Only four universities are striking over pensions: the Institute of Development Studies, Imperial College London, University of Bath, University of Reading.
Speaking to The Student about the decision to strike, UCU Edinburgh said:
“Cuts to pensions, pay, and support services hurt staff and students alike as employers continue to prioritise extracting revenue over investing in education.
“No one wants more disruptions, but the ball is now squarely in the employer’s court to get back around the negotiating table and prevent this current round of strike action.”
UCU Edinburgh have previously argued that “under the current proposals for changes to the Universities Superannuation Scheme (USS), members stand to lose up to 35% of their pensions.”
Their independent investigation into the university’s finances revealed that the University of Edinburgh has continued to make significant profits throughout the pandemic, with Vice Principal Gavin McLachlan additionally citing ‘covid underspend’ as one of the factors for the university’s high profit margins in 2021.
Despite this financial surplus, UCU Edinburgh revealed that 70 per cent of current university staff are employed on a casualised contract basis that disproportionately affects women, disabled people, and people of colour.
Commenting on the announcement of strike dates for this semester, a spokesperson for the University of Edinburgh said:
“We realise this situation causes additional concern for students and we will do everything we can to ensure that the impact of any action on learning and teaching is minimised.
“We must also maintain academic standards so that students are not disadvantaged when progressing to the next year or when graduating.

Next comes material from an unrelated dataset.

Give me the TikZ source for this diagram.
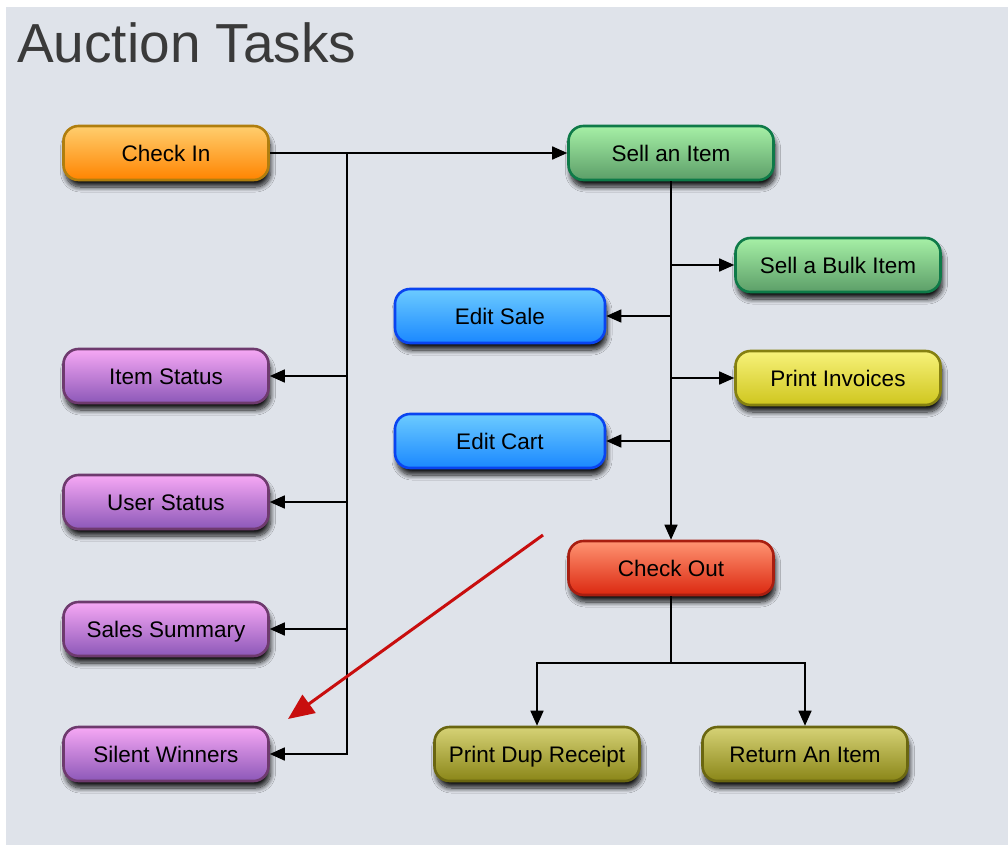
\documentclass[tikz,border=0pt]{standalone}
\usepackage{fontspec}
\setmainfont{Liberation Sans}
\usetikzlibrary{arrows.meta,shadows.blur}
\definecolor{bgc}{HTML}{DFE3EA}
\definecolor{titlec}{HTML}{3A3A3A}
\definecolor{orT}{HTML}{FFCE6E}\definecolor{orB}{HTML}{FF8400}\definecolor{orD}{HTML}{B07E0E}
\definecolor{grT}{HTML}{A6F0A6}\definecolor{grB}{HTML}{5C9E68}\definecolor{grD}{HTML}{0E7A48}
\definecolor{blT}{HTML}{6CCBFF}\definecolor{blB}{HTML}{1A88FF}\definecolor{blD}{HTML}{0A44F0}
\definecolor{yeT}{HTML}{F7F27A}\definecolor{yeB}{HTML}{CFC61E}\definecolor{yeD}{HTML}{858010}
\definecolor{reT}{HTML}{FF9472}\definecolor{reB}{HTML}{DB2810}\definecolor{reD}{HTML}{A81E10}
\definecolor{puT}{HTML}{F7A8F5}\definecolor{puB}{HTML}{8C58B8}\definecolor{puD}{HTML}{6E3A6E}
\definecolor{olT}{HTML}{D6D276}\definecolor{olB}{HTML}{8A8618}\definecolor{olD}{HTML}{6A6610}
\definecolor{redarrow}{HTML}{C80E0E}
\tikzset{
  taskbox/.style={draw, line width=2.6pt, rounded corners=15pt, minimum width=205pt,
    minimum height=54pt, inner sep=0pt, text height=20pt, text depth=4pt,
    font=\fontsize{22.5}{26}\selectfont, text=black,
    blur shadow={shadow xshift=2pt, shadow yshift=-7pt, shadow blur radius=5pt,
    shadow blur steps=10, shadow opacity=90}},
  orangebox/.style={taskbox, draw=orD, top color=orT, bottom color=orB},
  greenbox/.style={taskbox, draw=grD, top color=grT, bottom color=grB},
  bluebox/.style={taskbox, draw=blD, top color=blT, bottom color=blB, minimum width=210pt},
  yellowbox/.style={taskbox, draw=yeD, top color=yeT, bottom color=yeB},
  redbox/.style={taskbox, draw=reD, top color=reT, bottom color=reB},
  purplebox/.style={taskbox, draw=puD, top color=puT, bottom color=puB},
  olivebox/.style={taskbox, draw=olD, top color=olT, bottom color=olB},
  conn/.style={draw=black, line width=1.6pt},
  arr/.style={conn, -{Triangle[length=15pt,width=13pt]}},
  redarr/.style={draw=redarrow, line width=3pt, -{Triangle[length=26pt,width=22pt]}}
}
\begin{document}
\begin{tikzpicture}[x=1pt,y=-1pt]
\useasboundingbox (0,0) rectangle (1008,845);
\fill[white] (0,0) rectangle (1008,845);
\fill[bgc] (6,7) rectangle (1008,845);
\node[anchor=base west, text=titlec, font=\fontsize{55}{60}\selectfont, inner sep=0pt] (title) at (17,63) {Auction Tasks};

\node[orangebox] (checkin) at (166,153) {Check In};
\node[greenbox] (sell) at (671,153) {Sell an Item};
\node[greenbox] (bulk) at (838,265) {Sell a Bulk Item};
\node[bluebox] (editsale) at (500,316) {Edit Sale};
\node[yellowbox] (invoices) at (838,378) {Print Invoices};
\node[bluebox] (editcart) at (500,441) {Edit Cart};
\node[redbox] (checkout) at (671,568) {Check Out};
\node[purplebox] (itemstatus) at (166,376) {Item Status};
\node[purplebox] (userstatus) at (166,502) {User Status};
\node[purplebox] (salessum) at (166,629) {Sales Summary};
\node[purplebox] (silent) at (166,754) {Silent Winners};
\node[olivebox] (dup) at (537,754) {Print Dup Receipt};
\node[olivebox] (return) at (805,754) {Return An Item};

\coordinate (j1) at (347,153);
\coordinate (co) at (671,663);
\coordinate (ra) at (543,535);
\coordinate (rb) at (288,719);

\draw[arr] (checkin.east) -- (sell.west);
\draw[arr] (j1) |- (itemstatus.east);
\draw[arr] (j1) |- (userstatus.east);
\draw[arr] (j1) |- (salessum.east);
\draw[arr] (j1) |- (silent.east);

\draw[arr] (sell.south) -- (checkout.north);
\draw[arr] (sell.south |- bulk.west) -- (bulk.west);
\draw[arr] (sell.south |- editsale.east) -- (editsale.east);
\draw[arr] (sell.south |- invoices.west) -- (invoices.west);
\draw[arr] (sell.south |- editcart.east) -- (editcart.east);

\draw[conn] (checkout.south) -- (co);
\draw[arr] (co) -| (dup.north);
\draw[arr] (co) -| (return.north);

\draw[redarr] (ra) -- (rb);
\end{tikzpicture}
\end{document}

“All students will be emailed shortly with guidance, including details of the steps being taken by the university to mitigate the consequences of disruption.
“We are committed to helping our colleagues save and plan for retirement and we, along with other members of USS, need to support the current pensions scheme to be strong and sustainable, with a long-term future, which is affordable both for individuals and employers.
“We will continue to work with all appropriate groups, including UCU representatives, to find a long-term, responsible outcome to this ongoing challenge and would encourage USS members to respond to the current member consultation.”